$485 Billion in Value Destroyed, and Counting

David Yermack has an awesome essay in the WSJ this weekend, encouraging Congress to just say no to spending $25-$50 billion bailing out Ford and GM.  Why?  Well, beyond the obvious moral hazard, these companies are value destruction machines of epic proportions.

Over the past decade, the capital destruction by GM has been breathtaking, on a greater scale than documented by Mr. Jensen for the 1980s. GM has invested $310 billion in its business between 1998 and 2007. The total depreciation of GM's physical plant during this period was $128 billion, meaning that a net $182 billion of society's capital has been pumped into GM over the past decade -- a waste of about $1.5 billion per month of national savings. The story at Ford has not been as adverse but is still disheartening, as Ford has invested $155 billion and consumed $8 billion net of depreciation since 1998.

As a society, we have very little to show for this $465 billion. At the end of 1998, GM's market capitalization was $46 billion and Ford's was $71 billion. Today both firms have negligible value, with share prices in the low single digits. Both are facing imminent bankruptcy and delisting from the major stock exchanges. Along with management, the companies' unions and even their regulators in Washington may have their own culpability, a topic that merits its own separate discussion. Yet one can only imagine how the $465 billion could have been used better -- for instance, GM and Ford could have closed their own facilities and acquired all of the shares of Honda, Toyota, Nissan and Volkswagen.


  1. Ethan Bloch:

    I as well read this article over the weekend and found many valid points brought forth from the writer. Sometimes you just gotta let free markets work. However, it is somewhat worrisome to think about what might happen in the event of a GM bankruptcy and taking the writers projection of how this cold play out, as fact, could be dangerous.

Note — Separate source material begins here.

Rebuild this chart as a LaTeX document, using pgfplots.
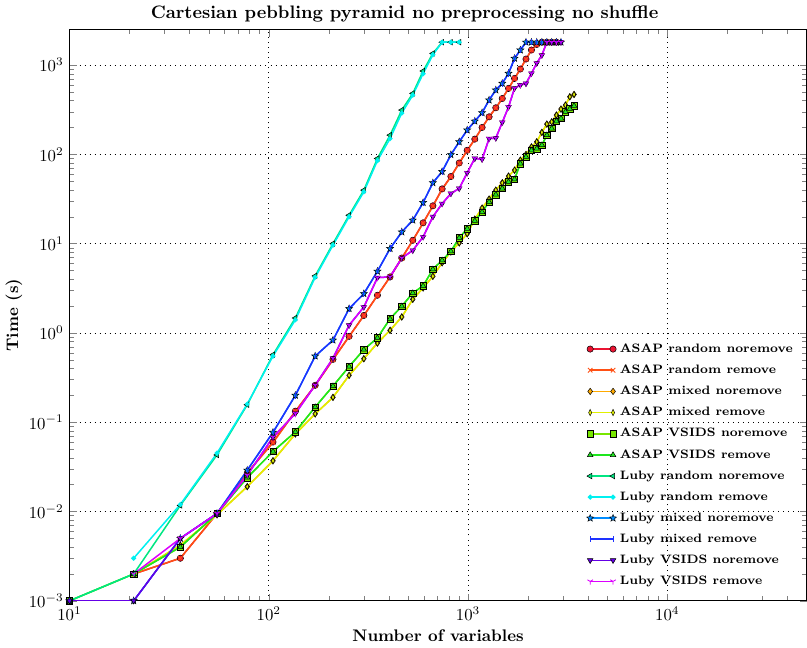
\documentclass[border=0pt]{standalone}
\usepackage{pgfplots}
\pgfplotsset{compat=1.18}
\usetikzlibrary{plotmarks}

\definecolor{c1}{RGB}{235,20,50}
\definecolor{c2}{RGB}{255,80,20}
\definecolor{c3}{RGB}{255,170,0}
\definecolor{c4}{RGB}{225,240,0}
\definecolor{c5}{RGB}{120,230,0}
\definecolor{c6}{RGB}{30,230,30}
\definecolor{c7}{RGB}{0,230,130}
\definecolor{c8}{RGB}{0,240,240}
\definecolor{c9}{RGB}{0,140,255}
\definecolor{c10}{RGB}{30,50,255}
\definecolor{c11}{RGB}{100,0,230}
\definecolor{c12}{RGB}{220,0,255}

% filled five-pointed star
\pgfdeclareplotmark{fstar}{%
  \pgfpathmoveto{\pgfpointpolar{90}{1.15\pgfplotmarksize}}%
  \pgfpathlineto{\pgfpointpolar{126}{0.5\pgfplotmarksize}}%
  \pgfpathlineto{\pgfpointpolar{162}{1.15\pgfplotmarksize}}%
  \pgfpathlineto{\pgfpointpolar{198}{0.5\pgfplotmarksize}}%
  \pgfpathlineto{\pgfpointpolar{234}{1.15\pgfplotmarksize}}%
  \pgfpathlineto{\pgfpointpolar{270}{0.5\pgfplotmarksize}}%
  \pgfpathlineto{\pgfpointpolar{306}{1.15\pgfplotmarksize}}%
  \pgfpathlineto{\pgfpointpolar{342}{0.5\pgfplotmarksize}}%
  \pgfpathlineto{\pgfpointpolar{18}{1.15\pgfplotmarksize}}%
  \pgfpathlineto{\pgfpointpolar{54}{0.5\pgfplotmarksize}}%
  \pgfpathclose
  \pgfusepathqfillstroke
}

\begin{document}
\begin{tikzpicture}
\begin{axis}[
  xmode=log, ymode=log,
  scale only axis,
  width=440pt, height=341pt,
  xmin=10, xmax=5e4,
  ymin=1e-3, ymax=2500,
  title={\textbf{Cartesian pebbling pyramid no preprocessing no shuffle}},
  title style={font=\fontsize{10.8}{13}\selectfont, yshift=-5pt, xshift=-20pt},
  xlabel={\textbf{Number of variables}},
  ylabel={\textbf{Time (s)}},
  xlabel style={yshift=1pt},
  ylabel style={yshift=-3pt},
  grid=major,
  major grid style={black, dash pattern=on 0.6pt off 2.4pt},
  tick align=inside,
  every axis plot/.append style={line width=0.9pt},
  mark size=1.9pt,
  legend style={at={(0.993,0.012)}, anchor=south east, draw=none, fill=none,
    font=\fontsize{7.3}{8.5}\selectfont\bfseries, row sep=2pt},
  legend cell align=left,
  legend image code/.code={\draw[#1, line width=0.9pt] plot coordinates {(0cm,0cm) (0.48cm,0cm)};},
]
% ASAP random noremove
\addplot[c1, mark=*, mark options={solid, fill=c1, draw=black, line width=0.3pt}]
  coordinates {(21,0.002)(36,0.003)(55,0.0095)(78,0.027)(105,0.060)(136,0.133)(171,0.259)
  (210,0.506)(253,0.916)(300,1.57)(351,2.64)(406,4.24)(465,6.9)(528,10.9)(595,17.1)(666,26.5)
  (741,41)(820,56.5)(903,80)(990,111)(1081,148)(1176,200)(1275,263)(1378,332)(1485,422)
  (1596,547)(1711,708)(1830,902)(1953,1167)(2080,1472)(2211,1700)(2346,1800)(2485,1800)
  (2628,1800)(2775,1800)};
% ASAP random remove
\addplot[c2, mark=x, mark options={solid, draw=c2, line width=0.5pt}]
  coordinates {(21,0.002)(36,0.003)(55,0.0095)(78,0.027)(105,0.059)(136,0.132)(171,0.258)
  (210,0.50)(253,0.91)(300,1.56)(351,2.62)(406,4.22)(465,6.85)(528,10.8)(595,17.0)(666,26.3)
  (741,40.5)(820,56)(903,79.5)(990,110)(1081,147)(1176,199)(1275,261)(1378,330)(1485,420)
  (1596,545)(1711,705)(1830,900)(1953,1160)(2080,1465)(2211,1700)(2346,1800)(2485,1800)
  (2628,1800)(2775,1800)};
% ASAP mixed noremove
\addplot[c3, mark=diamond*, mark options={solid, fill=c3, draw=black, line width=0.3pt}]
  coordinates {(21,0.002)(36,0.0042)(55,0.0092)(78,0.019)(105,0.037)(136,0.074)(171,0.124)
  (210,0.19)(253,0.335)(300,0.514)(351,0.77)(406,1.07)(465,1.51)(528,2.38)(595,3.19)(666,4.31)
  (741,6.1)(820,8.07)(903,10.2)(990,12.9)(1081,18.8)(1176,25)(1275,31.5)(1378,39.7)(1485,48)
  (1596,57)(1711,66.5)(1830,86)(1953,99.5)(2080,121)(2211,138)(2346,176)(2485,218)(2628,231)
  (2775,275)(2926,321)(3081,356)(3240,441)(3403,468)};
% ASAP mixed remove
\addplot[c4, mark=diamond*, mark options={solid, fill=c4, draw=black, line width=0.3pt, xscale=0.65}]
  coordinates {(21,0.002)(36,0.0042)(55,0.0092)(78,0.019)(105,0.037)(136,0.074)(171,0.124)
  (210,0.19)(253,0.335)(300,0.514)(351,0.77)(406,1.07)(465,1.51)(528,2.38)(595,3.19)(666,4.31)
  (741,6.1)(820,8.07)(903,10.2)(990,12.9)(1081,18.8)(1176,25)(1275,31.5)(1378,39.7)(1485,48)
  (1596,57)(1711,66.5)(1830,86)(1953,99.5)(2080,121)(2211,138)(2346,176)(2485,218)(2628,231)
  (2775,275)(2926,321)(3081,356)(3240,441)(3403,468)};
% ASAP VSIDS noremove
\addplot[c5, mark=square*, mark options={solid, fill=c5, draw=black, line width=0.3pt}]
  coordinates {(10,0.001)(21,0.002)(36,0.004)(55,0.0095)(78,0.024)(105,0.047)(136,0.078)
  (171,0.148)(210,0.254)(253,0.42)(300,0.65)(351,0.88)(406,1.44)(465,1.99)(528,2.8)(595,3.36)
  (666,5.16)(741,6.5)(820,8.2)(903,11.6)(990,14.7)(1081,18)(1176,22.6)(1275,29.3)(1378,35.4)
  (1485,41.4)(1596,49.2)(1711,52.7)(1830,78.8)(1953,93.7)(2080,111)(2211,116)(2346,127)
  (2485,164)(2628,195)(2775,235)(2926,252)(3081,299)(3240,323)(3403,350)};
% ASAP VSIDS remove
\addplot[c6, mark=triangle*, mark options={solid, fill=c6, draw=black, line width=0.3pt}]
  coordinates {(10,0.001)(21,0.002)(36,0.004)(55,0.0095)(78,0.024)(105,0.047)(136,0.078)
  (171,0.148)(210,0.254)(253,0.42)(300,0.65)(351,0.88)(406,1.44)(465,1.99)(528,2.8)(595,3.36)
  (666,5.16)(741,6.5)(820,8.2)(903,11.6)(990,14.7)(1081,18)(1176,22.6)(1275,29.3)(1378,35.4)
  (1485,41.4)(1596,49.2)(1711,52.7)(1830,78.8)(1953,93.7)(2080,111)(2211,116)(2346,127)
  (2485,164)(2628,195)(2775,235)(2926,252)(3081,299)(3240,323)(3403,350)};
% Luby random noremove
\addplot[c7, mark=triangle*, mark options={solid, fill=c7, draw=black, line width=0.3pt, rotate=90}]
  coordinates {(10,0.001)(21,0.002)(36,0.0117)(55,0.043)(78,0.157)(105,0.57)(136,1.47)
  (171,4.35)(210,10)(253,20.8)(300,39.7)(351,89.8)(406,164)(465,313)(528,481)(595,857)
  (666,1349)(741,1800)(820,1800)(903,1800)};
% Luby random remove
\addplot[c8, mark=*, mark size=1pt, mark options={solid, fill=c8, draw=c8}]
  coordinates {(21,0.003)(36,0.012)(55,0.045)(78,0.16)(105,0.55)(136,1.4)
  (171,4.2)(210,9.6)(253,20)(300,38)(351,85)(406,150)(465,290)(528,460)(595,800)
  (666,1300)(741,1800)(820,1800)(903,1800)};
% Luby mixed noremove
\addplot[c9, mark=fstar, mark options={solid, fill=c9, draw=black, line width=0.3pt}]
  coordinates {(10,0.001)(21,0.001)(36,0.005)(55,0.0095)(78,0.029)(105,0.077)(136,0.2)
  (171,0.55)(210,0.83)(253,1.87)(300,2.75)(351,4.9)(406,8.8)(465,13.5)(528,18.3)(595,28.8)
  (666,48)(741,64)(820,99)(903,138)(990,187)(1081,235)(1176,292)(1275,405)(1378,525)
  (1485,623)(1596,806)(1711,1186)(1830,1470)(1953,1800)(2080,1800)(2211,1800)(2346,1800)
  (2485,1800)(2628,1800)(2775,1800)(2926,1800)};
% Luby mixed remove
\addplot[c10, mark=|, mark options={solid, draw=c10, line width=0.5pt}]
  coordinates {(10,0.001)(21,0.001)(36,0.005)(55,0.0095)(78,0.029)(105,0.077)(136,0.2)
  (171,0.55)(210,0.83)(253,1.87)(300,2.75)(351,4.9)(406,8.8)(465,13.5)(528,18.3)(595,28.8)
  (666,48)(741,64)(820,99)(903,138)(990,187)(1081,235)(1176,292)(1275,405)(1378,525)
  (1485,623)(1596,806)(1711,1186)(1830,1470)(1953,1800)(2080,1800)(2211,1800)(2346,1800)
  (2485,1800)(2628,1800)(2775,1800)(2926,1800)};
% Luby VSIDS noremove
\addplot[c11, mark=triangle*, mark options={solid, fill=c11, draw=black, line width=0.3pt, rotate=180}]
  coordinates {(10,0.001)(21,0.001)(36,0.005)(55,0.0095)(78,0.0255)(105,0.068)(136,0.125)
  (171,0.26)(210,0.52)(253,1.22)(300,1.95)(351,4.16)(406,4.24)(465,6.9)(528,8.4)(595,11.9)
  (666,20)(741,28)(820,36.4)(903,41.5)(990,62)(1081,90)(1176,88)(1275,150)(1378,152)
  (1485,228)(1596,339)(1711,550)(1830,597)(1953,620)(2080,805)(2211,1050)(2346,1290)
  (2485,1800)(2628,1800)(2775,1800)(2926,1800)};
% Luby VSIDS remove
\addplot[c12, mark=Mercedes star flipped, mark options={solid, draw=c12, line width=0.5pt}]
  coordinates {(21,0.002)(36,0.005)(55,0.0095)(78,0.0255)(105,0.068)(136,0.125)
  (171,0.26)(210,0.52)(253,1.22)(300,1.95)(351,4.16)(406,4.24)(465,6.9)(528,8.4)(595,11.9)
  (666,20)(741,28)(820,36.4)(903,41.5)(990,62)(1081,90)(1176,88)(1275,150)(1378,152)
  (1485,228)(1596,339)(1711,550)(1830,597)(1953,620)(2080,805)(2211,1050)(2346,1290)
  (2485,1800)(2628,1800)(2775,1800)(2926,1800)};
\legend{ASAP random noremove, ASAP random remove, ASAP mixed noremove, ASAP mixed remove,
  ASAP VSIDS noremove, ASAP VSIDS remove, Luby random noremove, Luby random remove,
  Luby mixed noremove, Luby mixed remove, Luby VSIDS noremove, Luby VSIDS remove}
\end{axis}
\end{tikzpicture}
\end{document}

    Furthermore I do believe there are national strategic advantages to having a domestically owned automobile industry. Not sure how much of this has to do me holding onto old ideas, as I believe there are real disadvantages in America letting go of its automobile sector.

  2. HS:

    If you look at all strong major economies of the world, they all have one thing in common - a strong manufacturing base. The center of that manufacturing base, which they all have in common, is making cars and many of them are subsidized to do so. Japan, Australia, Korea, Germany, France, Italy, UK, China, India and the US all have their own car companies. The ones that do not are left in the dust... Soviet Union, most of Europe, Middle East, Africa.

    One thing I learned is that free markets only work when all markets are free. An example from the Rockerfeller days, their needs to be fair market for free market to work. Right now, it is far from fair.